◆ EXERCISE REQUIREMENTS
The data below should be printed in full, exactly, and without any of its images.

----- DATA -----

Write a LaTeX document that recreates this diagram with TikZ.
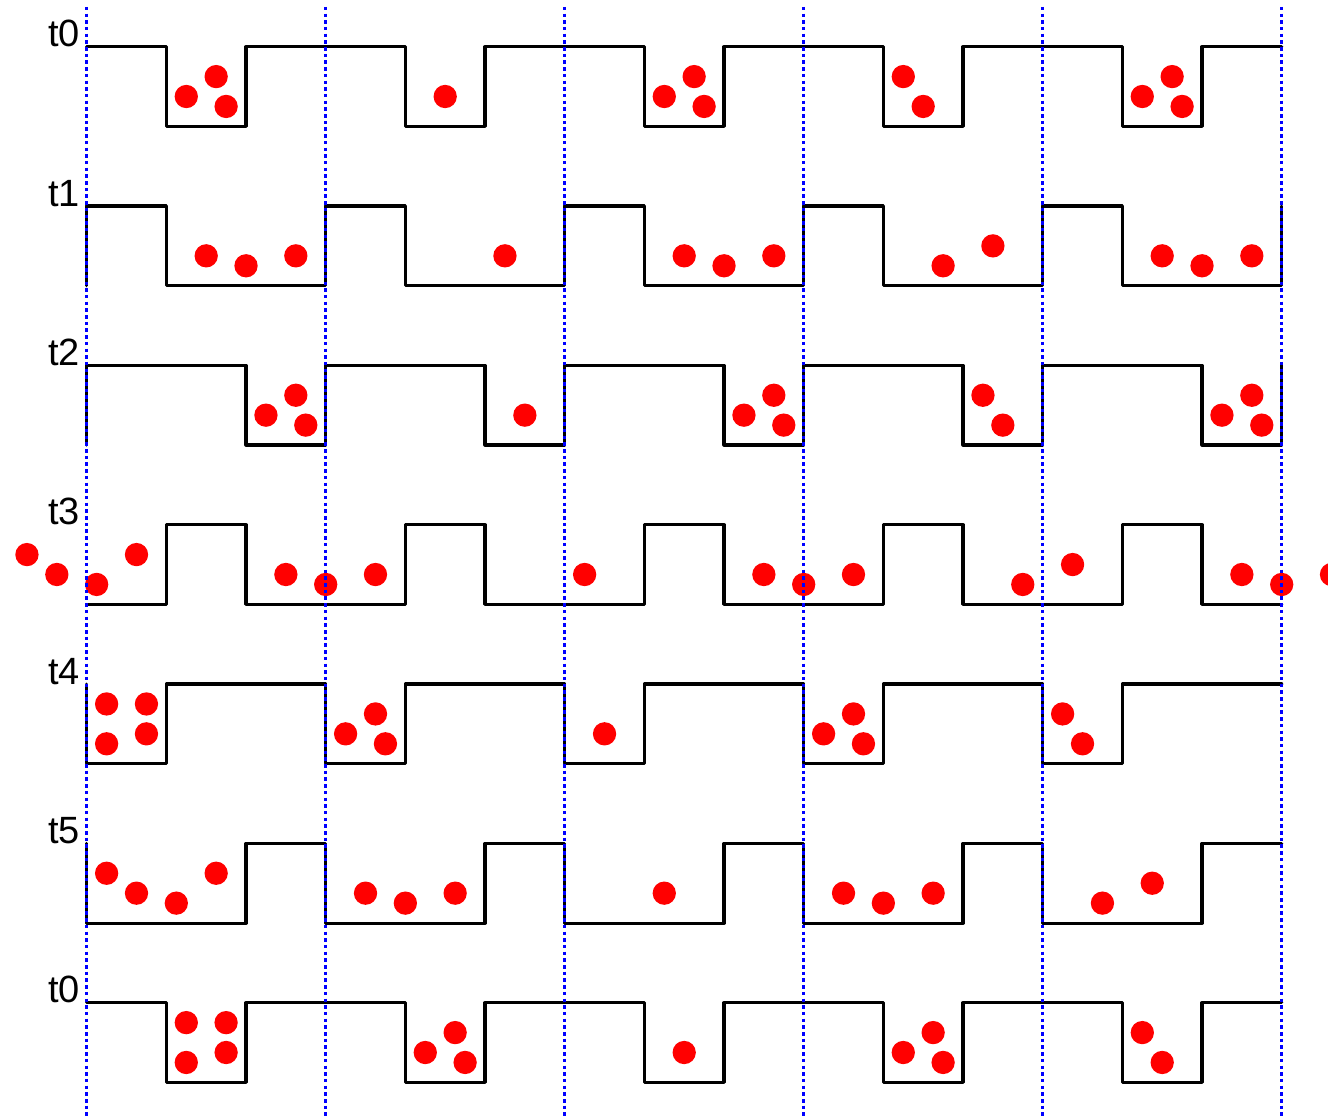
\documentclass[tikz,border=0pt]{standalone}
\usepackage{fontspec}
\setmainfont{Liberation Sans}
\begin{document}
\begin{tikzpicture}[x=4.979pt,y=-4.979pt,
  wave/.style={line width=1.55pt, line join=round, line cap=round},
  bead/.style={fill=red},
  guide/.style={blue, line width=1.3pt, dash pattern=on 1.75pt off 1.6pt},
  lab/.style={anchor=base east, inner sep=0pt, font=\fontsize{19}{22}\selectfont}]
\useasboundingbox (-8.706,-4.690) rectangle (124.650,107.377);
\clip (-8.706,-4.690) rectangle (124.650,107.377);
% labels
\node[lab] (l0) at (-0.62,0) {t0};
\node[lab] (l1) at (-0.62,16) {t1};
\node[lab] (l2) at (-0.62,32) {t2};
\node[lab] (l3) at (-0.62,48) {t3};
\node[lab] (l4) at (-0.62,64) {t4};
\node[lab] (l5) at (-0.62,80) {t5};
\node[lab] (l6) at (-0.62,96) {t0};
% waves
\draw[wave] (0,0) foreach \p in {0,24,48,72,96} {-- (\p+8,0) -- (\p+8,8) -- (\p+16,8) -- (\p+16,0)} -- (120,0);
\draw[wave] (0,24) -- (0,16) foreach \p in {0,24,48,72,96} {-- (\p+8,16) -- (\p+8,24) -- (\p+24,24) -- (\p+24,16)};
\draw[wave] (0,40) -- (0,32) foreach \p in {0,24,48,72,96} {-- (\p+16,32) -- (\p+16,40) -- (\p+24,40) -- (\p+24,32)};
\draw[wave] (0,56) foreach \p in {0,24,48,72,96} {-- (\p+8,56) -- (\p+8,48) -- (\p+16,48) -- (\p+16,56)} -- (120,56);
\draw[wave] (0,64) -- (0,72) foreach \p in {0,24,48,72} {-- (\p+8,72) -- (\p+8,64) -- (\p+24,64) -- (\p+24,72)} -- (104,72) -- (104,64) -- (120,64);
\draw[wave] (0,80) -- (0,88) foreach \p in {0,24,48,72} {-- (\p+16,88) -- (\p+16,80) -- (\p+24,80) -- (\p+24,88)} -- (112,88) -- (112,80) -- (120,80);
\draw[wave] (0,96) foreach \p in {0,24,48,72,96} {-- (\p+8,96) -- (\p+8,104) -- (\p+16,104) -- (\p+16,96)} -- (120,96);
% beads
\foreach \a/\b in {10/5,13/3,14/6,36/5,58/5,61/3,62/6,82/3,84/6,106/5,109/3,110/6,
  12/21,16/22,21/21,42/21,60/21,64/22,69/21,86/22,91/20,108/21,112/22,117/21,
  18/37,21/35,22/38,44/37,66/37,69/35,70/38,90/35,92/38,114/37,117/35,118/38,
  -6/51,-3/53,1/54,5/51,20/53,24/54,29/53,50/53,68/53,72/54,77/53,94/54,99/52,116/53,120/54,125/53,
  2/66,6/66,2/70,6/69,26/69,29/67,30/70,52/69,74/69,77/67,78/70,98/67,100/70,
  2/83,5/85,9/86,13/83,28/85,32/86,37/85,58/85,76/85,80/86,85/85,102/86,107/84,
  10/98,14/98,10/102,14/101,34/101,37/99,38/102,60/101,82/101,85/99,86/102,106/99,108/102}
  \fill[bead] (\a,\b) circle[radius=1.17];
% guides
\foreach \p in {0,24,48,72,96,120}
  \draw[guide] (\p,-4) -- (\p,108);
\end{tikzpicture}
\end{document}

-----

◆ ANSWER TO THIS PROBLEM
Write a LaTeX document that recreates this diagram with TikZ.
\documentclass[tikz,border=0pt]{standalone}
\usepackage{fontspec}
\setmainfont{Liberation Sans}
\begin{document}
\begin{tikzpicture}[x=4.979pt,y=-4.979pt,
  wave/.style={line width=1.55pt, line join=round, line cap=round},
  bead/.style={fill=red},
  guide/.style={blue, line width=1.3pt, dash pattern=on 1.75pt off 1.6pt},
  lab/.style={anchor=base east, inner sep=0pt, font=\fontsize{19}{22}\selectfont}]
\useasboundingbox (-8.706,-4.690) rectangle (124.650,107.377);
\clip (-8.706,-4.690) rectangle (124.650,107.377);
% labels
\node[lab] (l0) at (-0.62,0) {t0};
\node[lab] (l1) at (-0.62,16) {t1};
\node[lab] (l2) at (-0.62,32) {t2};
\node[lab] (l3) at (-0.62,48) {t3};
\node[lab] (l4) at (-0.62,64) {t4};
\node[lab] (l5) at (-0.62,80) {t5};
\node[lab] (l6) at (-0.62,96) {t0};
% waves
\draw[wave] (0,0) foreach \p in {0,24,48,72,96} {-- (\p+8,0) -- (\p+8,8) -- (\p+16,8) -- (\p+16,0)} -- (120,0);
\draw[wave] (0,24) -- (0,16) foreach \p in {0,24,48,72,96} {-- (\p+8,16) -- (\p+8,24) -- (\p+24,24) -- (\p+24,16)};
\draw[wave] (0,40) -- (0,32) foreach \p in {0,24,48,72,96} {-- (\p+16,32) -- (\p+16,40) -- (\p+24,40) -- (\p+24,32)};
\draw[wave] (0,56) foreach \p in {0,24,48,72,96} {-- (\p+8,56) -- (\p+8,48) -- (\p+16,48) -- (\p+16,56)} -- (120,56);
\draw[wave] (0,64) -- (0,72) foreach \p in {0,24,48,72} {-- (\p+8,72) -- (\p+8,64) -- (\p+24,64) -- (\p+24,72)} -- (104,72) -- (104,64) -- (120,64);
\draw[wave] (0,80) -- (0,88) foreach \p in {0,24,48,72} {-- (\p+16,88) -- (\p+16,80) -- (\p+24,80) -- (\p+24,88)} -- (112,88) -- (112,80) -- (120,80);
\draw[wave] (0,96) foreach \p in {0,24,48,72,96} {-- (\p+8,96) -- (\p+8,104) -- (\p+16,104) -- (\p+16,96)} -- (120,96);
% beads
\foreach \a/\b in {10/5,13/3,14/6,36/5,58/5,61/3,62/6,82/3,84/6,106/5,109/3,110/6,
  12/21,16/22,21/21,42/21,60/21,64/22,69/21,86/22,91/20,108/21,112/22,117/21,
  18/37,21/35,22/38,44/37,66/37,69/35,70/38,90/35,92/38,114/37,117/35,118/38,
  -6/51,-3/53,1/54,5/51,20/53,24/54,29/53,50/53,68/53,72/54,77/53,94/54,99/52,116/53,120/54,125/53,
  2/66,6/66,2/70,6/69,26/69,29/67,30/70,52/69,74/69,77/67,78/70,98/67,100/70,
  2/83,5/85,9/86,13/83,28/85,32/86,37/85,58/85,76/85,80/86,85/85,102/86,107/84,
  10/98,14/98,10/102,14/101,34/101,37/99,38/102,60/101,82/101,85/99,86/102,106/99,108/102}
  \fill[bead] (\a,\b) circle[radius=1.17];
% guides
\foreach \p in {0,24,48,72,96,120}
  \draw[guide] (\p,-4) -- (\p,108);
\end{tikzpicture}
\end{document}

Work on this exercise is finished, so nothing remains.